#### WORK TO BE COMPLETED
Nothing beyond the line containing "266.5, 283.6, 301, 316, 331.5]" is to be printed; print exactly each line from the start of the records below through that line, leaving out pictures.

** Begin DATA RECORDS **

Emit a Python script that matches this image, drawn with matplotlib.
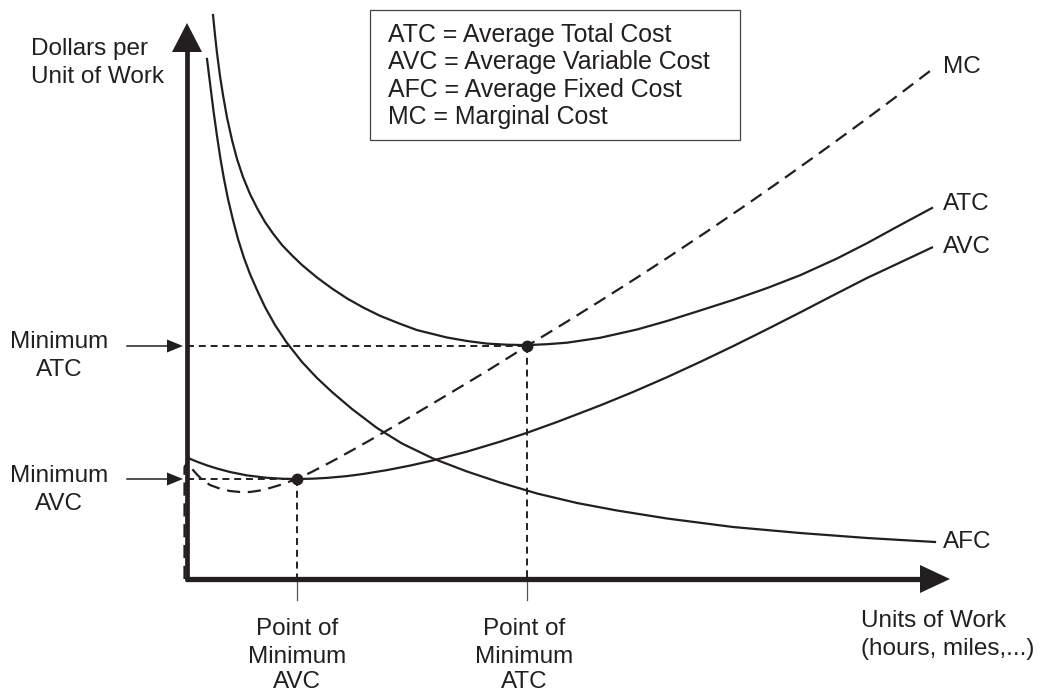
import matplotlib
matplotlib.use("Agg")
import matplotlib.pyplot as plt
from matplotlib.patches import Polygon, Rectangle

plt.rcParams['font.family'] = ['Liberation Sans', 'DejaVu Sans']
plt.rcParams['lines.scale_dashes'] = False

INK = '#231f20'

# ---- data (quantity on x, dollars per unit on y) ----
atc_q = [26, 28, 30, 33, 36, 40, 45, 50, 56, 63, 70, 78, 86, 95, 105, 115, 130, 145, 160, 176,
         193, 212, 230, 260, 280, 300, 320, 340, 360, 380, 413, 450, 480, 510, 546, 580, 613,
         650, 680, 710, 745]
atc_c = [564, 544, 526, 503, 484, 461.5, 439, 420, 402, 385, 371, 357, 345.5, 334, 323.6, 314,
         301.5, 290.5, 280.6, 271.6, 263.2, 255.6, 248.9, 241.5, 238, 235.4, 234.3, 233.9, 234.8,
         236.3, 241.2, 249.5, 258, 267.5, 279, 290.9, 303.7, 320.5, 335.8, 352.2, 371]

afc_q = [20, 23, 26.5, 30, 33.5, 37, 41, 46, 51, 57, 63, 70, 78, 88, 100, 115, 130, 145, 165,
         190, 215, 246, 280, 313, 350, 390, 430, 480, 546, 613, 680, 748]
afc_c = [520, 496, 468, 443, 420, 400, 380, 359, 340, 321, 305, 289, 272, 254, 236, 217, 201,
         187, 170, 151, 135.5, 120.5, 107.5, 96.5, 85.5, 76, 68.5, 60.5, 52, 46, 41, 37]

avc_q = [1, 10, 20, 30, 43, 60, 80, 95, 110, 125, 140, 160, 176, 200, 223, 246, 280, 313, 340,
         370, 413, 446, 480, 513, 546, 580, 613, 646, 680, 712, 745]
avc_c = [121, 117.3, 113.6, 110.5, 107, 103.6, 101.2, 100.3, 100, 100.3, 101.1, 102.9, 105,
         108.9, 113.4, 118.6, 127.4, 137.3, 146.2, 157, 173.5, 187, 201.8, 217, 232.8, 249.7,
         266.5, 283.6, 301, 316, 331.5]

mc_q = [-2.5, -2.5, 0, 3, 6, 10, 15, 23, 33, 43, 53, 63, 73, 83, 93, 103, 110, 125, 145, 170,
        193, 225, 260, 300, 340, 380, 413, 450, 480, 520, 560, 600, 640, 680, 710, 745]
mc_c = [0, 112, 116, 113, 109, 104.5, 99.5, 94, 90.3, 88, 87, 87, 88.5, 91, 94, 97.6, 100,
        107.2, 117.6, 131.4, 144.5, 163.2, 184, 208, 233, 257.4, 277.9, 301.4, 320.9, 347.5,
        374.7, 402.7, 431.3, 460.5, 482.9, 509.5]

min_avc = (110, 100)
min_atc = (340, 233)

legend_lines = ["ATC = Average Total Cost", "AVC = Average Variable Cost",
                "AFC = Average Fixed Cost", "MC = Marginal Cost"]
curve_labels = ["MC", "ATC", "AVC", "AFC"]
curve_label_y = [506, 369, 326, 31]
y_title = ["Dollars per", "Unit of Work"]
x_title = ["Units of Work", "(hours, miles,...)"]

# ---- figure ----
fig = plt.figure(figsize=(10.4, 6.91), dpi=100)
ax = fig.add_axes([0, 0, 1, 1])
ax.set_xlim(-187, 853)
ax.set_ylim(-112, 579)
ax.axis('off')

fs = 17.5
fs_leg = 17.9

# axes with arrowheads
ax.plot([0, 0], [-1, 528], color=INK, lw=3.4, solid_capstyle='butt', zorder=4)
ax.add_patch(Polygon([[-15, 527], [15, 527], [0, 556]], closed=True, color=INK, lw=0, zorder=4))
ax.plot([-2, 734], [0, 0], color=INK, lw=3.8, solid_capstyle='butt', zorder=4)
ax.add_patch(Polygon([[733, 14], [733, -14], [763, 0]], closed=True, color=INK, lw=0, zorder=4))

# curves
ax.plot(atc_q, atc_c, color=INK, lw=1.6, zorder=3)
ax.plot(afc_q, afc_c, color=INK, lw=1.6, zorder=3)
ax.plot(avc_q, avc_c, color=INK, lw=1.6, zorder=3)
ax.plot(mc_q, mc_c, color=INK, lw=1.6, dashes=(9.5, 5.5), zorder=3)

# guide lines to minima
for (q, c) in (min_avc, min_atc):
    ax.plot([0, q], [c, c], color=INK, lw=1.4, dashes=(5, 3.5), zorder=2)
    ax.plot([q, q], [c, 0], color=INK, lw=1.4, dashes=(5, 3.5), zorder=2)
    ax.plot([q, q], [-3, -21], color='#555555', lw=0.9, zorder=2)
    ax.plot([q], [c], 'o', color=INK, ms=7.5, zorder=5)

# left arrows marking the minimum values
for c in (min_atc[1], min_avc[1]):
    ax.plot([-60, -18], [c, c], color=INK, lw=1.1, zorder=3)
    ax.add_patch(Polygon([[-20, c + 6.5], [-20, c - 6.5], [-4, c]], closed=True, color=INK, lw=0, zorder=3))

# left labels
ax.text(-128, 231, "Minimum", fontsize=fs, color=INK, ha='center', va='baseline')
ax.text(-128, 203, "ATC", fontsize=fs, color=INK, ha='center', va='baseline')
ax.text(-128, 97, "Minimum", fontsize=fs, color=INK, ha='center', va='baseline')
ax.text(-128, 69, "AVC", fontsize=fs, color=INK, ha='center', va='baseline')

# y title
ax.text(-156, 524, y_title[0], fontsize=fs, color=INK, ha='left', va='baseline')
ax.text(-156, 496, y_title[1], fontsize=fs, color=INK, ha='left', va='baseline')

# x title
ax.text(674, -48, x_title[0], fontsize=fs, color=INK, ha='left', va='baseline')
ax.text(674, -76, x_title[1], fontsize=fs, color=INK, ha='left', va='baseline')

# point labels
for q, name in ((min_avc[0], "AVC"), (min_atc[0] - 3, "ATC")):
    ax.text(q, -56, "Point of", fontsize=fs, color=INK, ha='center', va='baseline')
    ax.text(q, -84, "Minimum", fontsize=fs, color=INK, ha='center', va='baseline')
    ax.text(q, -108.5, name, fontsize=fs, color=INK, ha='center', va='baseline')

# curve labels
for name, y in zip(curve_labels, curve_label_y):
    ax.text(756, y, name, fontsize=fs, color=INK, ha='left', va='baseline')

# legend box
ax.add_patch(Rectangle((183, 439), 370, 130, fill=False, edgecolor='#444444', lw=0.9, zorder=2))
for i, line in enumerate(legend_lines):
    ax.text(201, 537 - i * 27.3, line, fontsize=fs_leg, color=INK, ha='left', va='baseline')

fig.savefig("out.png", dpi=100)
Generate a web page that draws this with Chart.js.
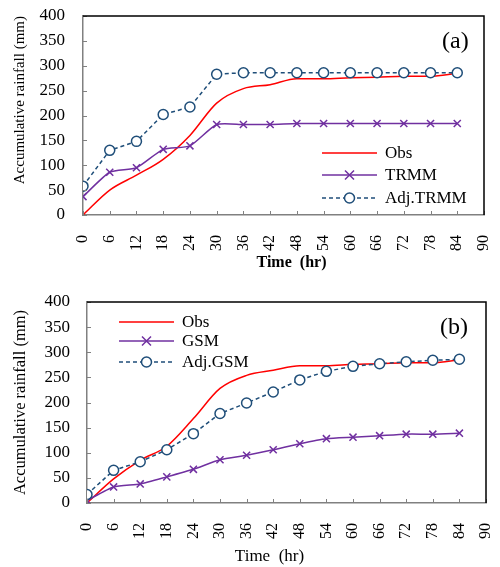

** End DATA RECORDS **

#### OUTPUT OF THE EXERCISE
Emit a Python script that matches this image, drawn with matplotlib.
import matplotlib
matplotlib.use("Agg")
import matplotlib.pyplot as plt
from matplotlib.patches import Polygon, Rectangle

plt.rcParams['font.family'] = ['Liberation Sans', 'DejaVu Sans']
plt.rcParams['lines.scale_dashes'] = False

INK = '#231f20'

# ---- data (quantity on x, dollars per unit on y) ----
atc_q = [26, 28, 30, 33, 36, 40, 45, 50, 56, 63, 70, 78, 86, 95, 105, 115, 130, 145, 160, 176,
         193, 212, 230, 260, 280, 300, 320, 340, 360, 380, 413, 450, 480, 510, 546, 580, 613,
         650, 680, 710, 745]
atc_c = [564, 544, 526, 503, 484, 461.5, 439, 420, 402, 385, 371, 357, 345.5, 334, 323.6, 314,
         301.5, 290.5, 280.6, 271.6, 263.2, 255.6, 248.9, 241.5, 238, 235.4, 234.3, 233.9, 234.8,
         236.3, 241.2, 249.5, 258, 267.5, 279, 290.9, 303.7, 320.5, 335.8, 352.2, 371]

afc_q = [20, 23, 26.5, 30, 33.5, 37, 41, 46, 51, 57, 63, 70, 78, 88, 100, 115, 130, 145, 165,
         190, 215, 246, 280, 313, 350, 390, 430, 480, 546, 613, 680, 748]
afc_c = [520, 496, 468, 443, 420, 400, 380, 359, 340, 321, 305, 289, 272, 254, 236, 217, 201,
         187, 170, 151, 135.5, 120.5, 107.5, 96.5, 85.5, 76, 68.5, 60.5, 52, 46, 41, 37]

avc_q = [1, 10, 20, 30, 43, 60, 80, 95, 110, 125, 140, 160, 176, 200, 223, 246, 280, 313, 340,
         370, 413, 446, 480, 513, 546, 580, 613, 646, 680, 712, 745]
avc_c = [121, 117.3, 113.6, 110.5, 107, 103.6, 101.2, 100.3, 100, 100.3, 101.1, 102.9, 105,
         108.9, 113.4, 118.6, 127.4, 137.3, 146.2, 157, 173.5, 187, 201.8, 217, 232.8, 249.7,
         266.5, 283.6, 301, 316, 331.5]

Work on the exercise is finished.